Generic carve-out legislation would undermine the ability of pharmacists to substitute generic drugs in place of brand versions in certain drug classes. Many brand name drugs in these classes will soon face generic competition, according to Visante. Carve-out measures would protect these brands from competition by forcing pharmacists to contact prescribers for consent before substituting the generic, even when the prescriber has not indicated that a brand is medically necessary. This burdensome requirement runs counter to existing laws in all 50 states and could cause harmful delays for patients in need of their medications.

In 2008, more than 57 generic carve-out bills were introduced in 27 states.
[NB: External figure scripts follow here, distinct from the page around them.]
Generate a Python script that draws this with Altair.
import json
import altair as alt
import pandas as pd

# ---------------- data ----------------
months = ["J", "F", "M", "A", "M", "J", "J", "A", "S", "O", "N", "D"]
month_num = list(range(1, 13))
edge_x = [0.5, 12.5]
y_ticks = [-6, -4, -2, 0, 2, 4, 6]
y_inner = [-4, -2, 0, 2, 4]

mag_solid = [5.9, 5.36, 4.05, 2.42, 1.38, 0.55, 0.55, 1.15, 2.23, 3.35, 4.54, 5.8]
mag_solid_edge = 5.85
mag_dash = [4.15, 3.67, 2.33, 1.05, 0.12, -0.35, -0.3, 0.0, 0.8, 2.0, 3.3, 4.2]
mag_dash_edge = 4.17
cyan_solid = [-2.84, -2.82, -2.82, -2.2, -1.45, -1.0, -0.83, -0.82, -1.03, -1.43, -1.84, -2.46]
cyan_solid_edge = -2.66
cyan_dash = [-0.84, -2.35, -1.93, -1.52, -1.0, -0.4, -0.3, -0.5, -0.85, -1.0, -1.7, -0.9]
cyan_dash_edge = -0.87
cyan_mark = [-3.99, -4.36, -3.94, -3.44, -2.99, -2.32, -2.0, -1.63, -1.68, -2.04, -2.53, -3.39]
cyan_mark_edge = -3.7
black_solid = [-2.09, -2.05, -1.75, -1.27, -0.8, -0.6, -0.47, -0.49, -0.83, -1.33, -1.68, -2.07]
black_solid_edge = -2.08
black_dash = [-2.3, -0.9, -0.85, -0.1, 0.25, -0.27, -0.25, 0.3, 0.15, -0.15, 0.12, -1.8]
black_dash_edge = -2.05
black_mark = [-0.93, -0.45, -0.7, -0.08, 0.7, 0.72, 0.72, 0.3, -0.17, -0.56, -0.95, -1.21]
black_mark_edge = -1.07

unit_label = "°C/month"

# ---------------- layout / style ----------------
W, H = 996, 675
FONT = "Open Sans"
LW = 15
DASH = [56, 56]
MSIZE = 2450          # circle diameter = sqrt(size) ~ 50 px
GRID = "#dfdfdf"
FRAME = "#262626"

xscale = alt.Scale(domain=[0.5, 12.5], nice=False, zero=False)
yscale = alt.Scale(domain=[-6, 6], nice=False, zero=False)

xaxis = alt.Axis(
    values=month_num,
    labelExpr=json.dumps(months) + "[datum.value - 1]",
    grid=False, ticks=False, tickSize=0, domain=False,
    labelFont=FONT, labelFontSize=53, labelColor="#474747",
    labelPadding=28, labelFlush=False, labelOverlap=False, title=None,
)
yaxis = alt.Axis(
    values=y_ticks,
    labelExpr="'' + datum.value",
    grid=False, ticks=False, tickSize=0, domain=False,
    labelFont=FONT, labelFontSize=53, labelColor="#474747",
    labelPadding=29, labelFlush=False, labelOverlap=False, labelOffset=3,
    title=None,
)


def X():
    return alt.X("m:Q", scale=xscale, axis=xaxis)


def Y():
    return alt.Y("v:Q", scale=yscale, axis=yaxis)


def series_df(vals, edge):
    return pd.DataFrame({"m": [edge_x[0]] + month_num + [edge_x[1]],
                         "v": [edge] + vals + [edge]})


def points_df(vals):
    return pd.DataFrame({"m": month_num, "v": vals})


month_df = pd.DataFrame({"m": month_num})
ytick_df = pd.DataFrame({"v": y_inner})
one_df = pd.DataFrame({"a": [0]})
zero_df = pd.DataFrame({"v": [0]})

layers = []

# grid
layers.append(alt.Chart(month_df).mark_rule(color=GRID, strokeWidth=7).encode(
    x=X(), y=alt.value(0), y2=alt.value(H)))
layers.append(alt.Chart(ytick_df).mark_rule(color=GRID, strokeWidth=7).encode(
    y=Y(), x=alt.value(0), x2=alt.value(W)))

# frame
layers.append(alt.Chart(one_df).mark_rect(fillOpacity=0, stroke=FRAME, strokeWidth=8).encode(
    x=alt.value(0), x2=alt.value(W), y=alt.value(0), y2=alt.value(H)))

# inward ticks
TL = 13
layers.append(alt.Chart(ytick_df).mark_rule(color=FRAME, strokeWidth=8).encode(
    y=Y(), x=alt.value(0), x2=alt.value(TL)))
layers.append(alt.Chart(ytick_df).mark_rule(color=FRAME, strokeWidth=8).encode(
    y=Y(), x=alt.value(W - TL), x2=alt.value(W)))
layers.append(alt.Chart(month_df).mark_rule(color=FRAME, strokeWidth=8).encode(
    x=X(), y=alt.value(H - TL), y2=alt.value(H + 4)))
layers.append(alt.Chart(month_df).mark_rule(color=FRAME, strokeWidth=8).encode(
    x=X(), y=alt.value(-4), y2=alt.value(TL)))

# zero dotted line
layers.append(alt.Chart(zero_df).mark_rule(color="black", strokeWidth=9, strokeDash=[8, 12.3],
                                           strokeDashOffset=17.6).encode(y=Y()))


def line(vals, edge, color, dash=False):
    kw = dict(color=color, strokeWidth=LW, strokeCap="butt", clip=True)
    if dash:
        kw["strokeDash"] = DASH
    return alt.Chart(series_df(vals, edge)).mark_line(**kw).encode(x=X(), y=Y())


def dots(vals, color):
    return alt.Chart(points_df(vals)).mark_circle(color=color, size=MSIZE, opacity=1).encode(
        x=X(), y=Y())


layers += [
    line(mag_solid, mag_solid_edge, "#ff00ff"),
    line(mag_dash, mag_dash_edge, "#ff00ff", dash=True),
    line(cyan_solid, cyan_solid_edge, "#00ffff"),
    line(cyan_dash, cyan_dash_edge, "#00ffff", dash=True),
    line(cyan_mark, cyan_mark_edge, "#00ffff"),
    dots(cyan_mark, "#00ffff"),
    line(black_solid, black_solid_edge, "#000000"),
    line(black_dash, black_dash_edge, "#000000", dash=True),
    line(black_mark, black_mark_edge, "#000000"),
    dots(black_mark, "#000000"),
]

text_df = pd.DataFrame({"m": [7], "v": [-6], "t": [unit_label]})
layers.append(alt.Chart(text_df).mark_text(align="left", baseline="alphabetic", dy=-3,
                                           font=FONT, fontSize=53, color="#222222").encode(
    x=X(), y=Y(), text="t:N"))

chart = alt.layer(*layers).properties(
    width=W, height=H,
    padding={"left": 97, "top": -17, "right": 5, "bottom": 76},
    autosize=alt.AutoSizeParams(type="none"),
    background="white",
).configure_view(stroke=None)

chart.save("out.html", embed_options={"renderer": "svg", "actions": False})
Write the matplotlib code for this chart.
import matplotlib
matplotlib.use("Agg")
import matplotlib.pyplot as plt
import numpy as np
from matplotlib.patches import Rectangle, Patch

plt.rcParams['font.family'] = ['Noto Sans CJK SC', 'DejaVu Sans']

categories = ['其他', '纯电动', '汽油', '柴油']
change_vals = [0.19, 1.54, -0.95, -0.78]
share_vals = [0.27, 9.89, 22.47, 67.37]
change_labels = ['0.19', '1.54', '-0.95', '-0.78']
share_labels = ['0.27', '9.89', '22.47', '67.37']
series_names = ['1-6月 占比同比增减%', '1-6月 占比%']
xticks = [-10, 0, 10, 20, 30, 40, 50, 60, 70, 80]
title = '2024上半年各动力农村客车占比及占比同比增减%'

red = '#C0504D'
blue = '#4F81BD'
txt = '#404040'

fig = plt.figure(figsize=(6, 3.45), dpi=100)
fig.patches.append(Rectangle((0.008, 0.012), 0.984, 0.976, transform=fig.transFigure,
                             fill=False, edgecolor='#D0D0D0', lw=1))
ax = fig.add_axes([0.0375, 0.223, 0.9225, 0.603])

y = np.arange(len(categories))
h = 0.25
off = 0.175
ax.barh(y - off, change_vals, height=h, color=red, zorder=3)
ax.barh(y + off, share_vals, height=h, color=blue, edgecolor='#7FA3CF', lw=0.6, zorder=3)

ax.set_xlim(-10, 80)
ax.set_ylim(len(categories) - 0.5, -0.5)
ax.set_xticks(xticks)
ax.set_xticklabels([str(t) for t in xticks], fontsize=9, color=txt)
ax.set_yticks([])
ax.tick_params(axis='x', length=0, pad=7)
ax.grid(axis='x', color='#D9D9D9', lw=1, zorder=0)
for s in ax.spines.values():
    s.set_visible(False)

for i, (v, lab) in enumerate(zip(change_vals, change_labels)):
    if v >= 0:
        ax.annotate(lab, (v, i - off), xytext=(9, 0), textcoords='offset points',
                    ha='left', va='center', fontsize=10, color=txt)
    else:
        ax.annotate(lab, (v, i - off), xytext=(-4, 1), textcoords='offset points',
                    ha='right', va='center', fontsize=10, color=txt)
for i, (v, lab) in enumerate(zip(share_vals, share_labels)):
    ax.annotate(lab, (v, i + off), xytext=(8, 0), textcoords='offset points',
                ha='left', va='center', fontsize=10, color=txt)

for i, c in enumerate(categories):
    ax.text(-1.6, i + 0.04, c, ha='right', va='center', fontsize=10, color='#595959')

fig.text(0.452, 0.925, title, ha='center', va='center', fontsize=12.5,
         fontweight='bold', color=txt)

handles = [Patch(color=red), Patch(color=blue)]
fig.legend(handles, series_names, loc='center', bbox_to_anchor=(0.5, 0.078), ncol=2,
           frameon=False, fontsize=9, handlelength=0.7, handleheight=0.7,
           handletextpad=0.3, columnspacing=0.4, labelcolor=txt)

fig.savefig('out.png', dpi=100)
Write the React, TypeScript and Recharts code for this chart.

Forty-four of those bills have died thus far this year in 21 states. Based on a comprehensive literature review and an analysis of prescription claims data from four national pharmacy benefit managers (PBMs) managing benefits for some 165 million Americans, Visante finds:

-- Generic carve-out legislation runs counter to the opinion of the Food and Drug Administration (FDA), which has repeatedly stated that generic drugs can be expected to have the same clinical effects as their brand counterparts and encourages generic substitution across all therapeutic categories, including medications in the antiepileptic, immunosuppressant, and antipsychotic classes.

-- If generic carve-out legislation were enacted nationally in 2009 in the antiepileptic, immunosuppressant, and antipsychotic therapeutic classes, total prescription drug costs to Medicaid, commercial payors, and consumers would increase by $29 billion over the 2010-2019 period.

-- Nationally enacted carve-out legislation would increase drug costs to commercial payors by $17.5 billion, Medicaid by $6.2 billion, and consumers by $5.3 billion over ten years.

PBMs encourage generic drug utilization by implementing programs such as lower or waived copayments for generics, clinical step therapy protocols, as well as patient and prescriber outreach. Coupled with generic substitution laws, such programs have resulted in the typical generic substitution rate exceeding 90 percent. With generic carve-outs, new generic entries would capture only 25 percent of the market previously held entirely by their respective brand equivalents, according to Visante.

To be conservative, Visante only measured the impact of generic carve-out legislation on new generic drugs since it would be more difficult for new generics to gain market share in the face of prescriber consent requirements. Visante also suggests that carve-out legislation could impact the use of older generic drugs, since the vast majority of prescriptions for such products are still written by prescribers using the medication's brand name.

PCMA is the national association representing America's pharmacy benefit managers (PBMs), which administer prescription drug plans for more than 210 million Americans with health coverage provided through Fortune 500 employers, health insurance plans, labor unions, and Medicare Part D.